For the first time, trade unions were recognised as existing in law. That meant that union funds now had legal protection against anyone seeking to make off with them — a not unknown issue.  

Other provisions had wider importance. Union activity including strikes could not be regarded as “restraint of trade,” meaning neither employer or scabs could pursue unions for damages.  

Further union organisation could not be regarded as a conspiracy, a point going back to the Tolpuddle Martyrs 35 years before.  

The 1871 Act was a key part of putting unions and union members on a legal footing — but there was more to do.  

The 1875 Conspiracy and Protection of Property Act addressed a further key issue, in particular it made picketing in disputes legal. The Employers and Workmen Act also of 1875 made all disputes between employers and employees civil matters.  

This was a major step forward for ordinary workers.
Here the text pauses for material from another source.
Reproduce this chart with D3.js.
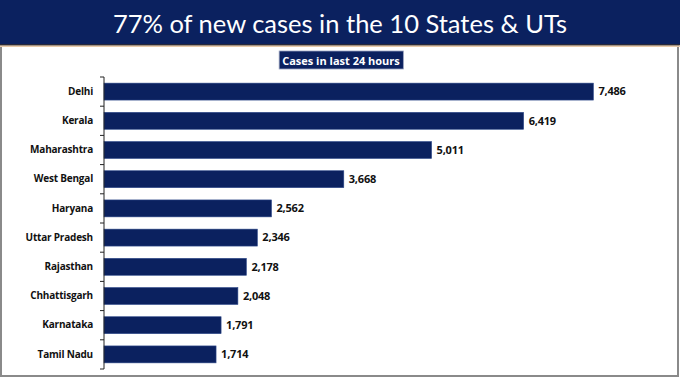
<!DOCTYPE html>
<html><head><meta charset="utf-8">
<script src="https://cdn.jsdelivr.net/npm/d3@7"></script>
<style>body{margin:0;background:#fff}svg{display:block}</style>
</head><body>
<script>
const titleText = "77% of new cases in the 10 States & UTs";
const subtitleText = "Cases in last 24 hours";
const states = ["Delhi","Kerala","Maharashtra","West Bengal","Haryana","Uttar Pradesh","Rajasthan","Chhattisgarh","Karnataka","Tamil Nadu"];
const cases = [7486,6419,5011,3668,2562,2346,2178,2048,1791,1714];

const W = 680, H = 383;
const svg = d3.select("body").append("svg").attr("width", W).attr("height", H);
const navy = "#0b215f";

// frame
svg.append("rect").attr("x",1).attr("y",45).attr("width",677).attr("height",331)
  .attr("fill","#fff").attr("stroke","#8a8a8a").attr("stroke-width",2);
// banner
svg.append("rect").attr("x",0).attr("y",0).attr("width",W).attr("height",45).attr("fill",navy);
svg.append("rect").attr("x",0).attr("y",44).attr("width",W).attr("height",1.5).attr("fill","#2a2a3a");
svg.append("rect").attr("x",0).attr("y",45.5).attr("width",W).attr("height",1.5).attr("fill","#e8c9a8");
svg.append("text").attr("x",W/2).attr("y",33).attr("text-anchor","middle")
  .attr("font-family","Lato, 'Open Sans', sans-serif").attr("font-size",25.5).attr("fill","#fff")
  .text(titleText);

// subtitle box
const sub = svg.append("g");
const subT = sub.append("text").attr("x",341).attr("y",65).attr("text-anchor","middle")
  .attr("font-family","'Open Sans', sans-serif").attr("font-weight","bold").attr("font-size",11)
  .attr("fill","#fff").text(subtitleText);
const bb = subT.node().getBBox();
sub.insert("rect","text").attr("x",bb.x-3).attr("y",51).attr("width",bb.width+6).attr("height",18)
  .attr("fill",navy).attr("stroke","#9aa3c0").attr("stroke-width",0.8);

const margin = {left:104, top:77, right:53, bottom:14};
const x = d3.scaleLinear().domain([0,8000]).range([margin.left, W - margin.right]);
const y = d3.scaleBand().domain(states).range([margin.top, 369]).paddingInner(0.42).paddingOuter(0.21);

// bars
svg.append("g").selectAll("rect").data(states).join("rect")
  .attr("x", x(0)).attr("y", d => y(d))
  .attr("width", (d,i) => x(cases[i]) - x(0)).attr("height", y.bandwidth())
  .attr("fill", navy).attr("stroke","#2f4a8a").attr("stroke-width",0.6);

// axis
const yAxis = d3.axisLeft(y).tickSize(0).tickPadding(11);
const ag = svg.append("g").attr("transform",`translate(${x(0)},0)`).call(yAxis);
ag.select(".domain").attr("stroke","#222").attr("stroke-width",1)
  .attr("d",`M0,${margin.top}V369`);
ag.selectAll("text").attr("font-family","'Open Sans', sans-serif").attr("font-weight","bold")
  .attr("font-size",10).attr("fill","#111").attr("letter-spacing",-0.2);
// tick marks between categories
const bounds = d3.range(states.length+1).map(i => margin.top + i*y.step());
ag.selectAll(".sep").data(bounds).join("line").attr("class","sep")
  .attr("x1",-4).attr("x2",0).attr("y1",d=>d).attr("y2",d=>d).attr("stroke","#222");

// value labels
svg.append("g").selectAll("text").data(states).join("text")
  .attr("x", (d,i) => x(cases[i]) + 5).attr("y", d => y(d) + y.bandwidth()/2)
  .attr("dy","0.35em").attr("font-family","'Open Sans', sans-serif").attr("font-weight","bold")
  .attr("font-size",11).attr("fill","#111").attr("letter-spacing",-0.2)
  .text((d,i) => d3.format(",")(cases[i]));
</script>
</body></html>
Previously, under the Master and Servant Act, workers who left employment before the end of their contract could be pursued by the boss and fined or jailed — and thousands were, even in the 1860s when the law was relaxed.

Truss’s proposals potentially look to transgress the principles of both the 1871 and 1875 Acts. If a worker who had voted to strike was told to work under a “minimum service” law one wonders if the union would be found guilty if they refused.  

And if they did refuse, the demand of their employer to work despite having legally voted not to, would they then end up in a 2020s version of the Master and Servant Act, fined or jailed because they refused to do what the boss said?

Concerning times indeed — and as Lynch and others have said — warranting the most robust of responses.

Keith Flett is a socialist historian.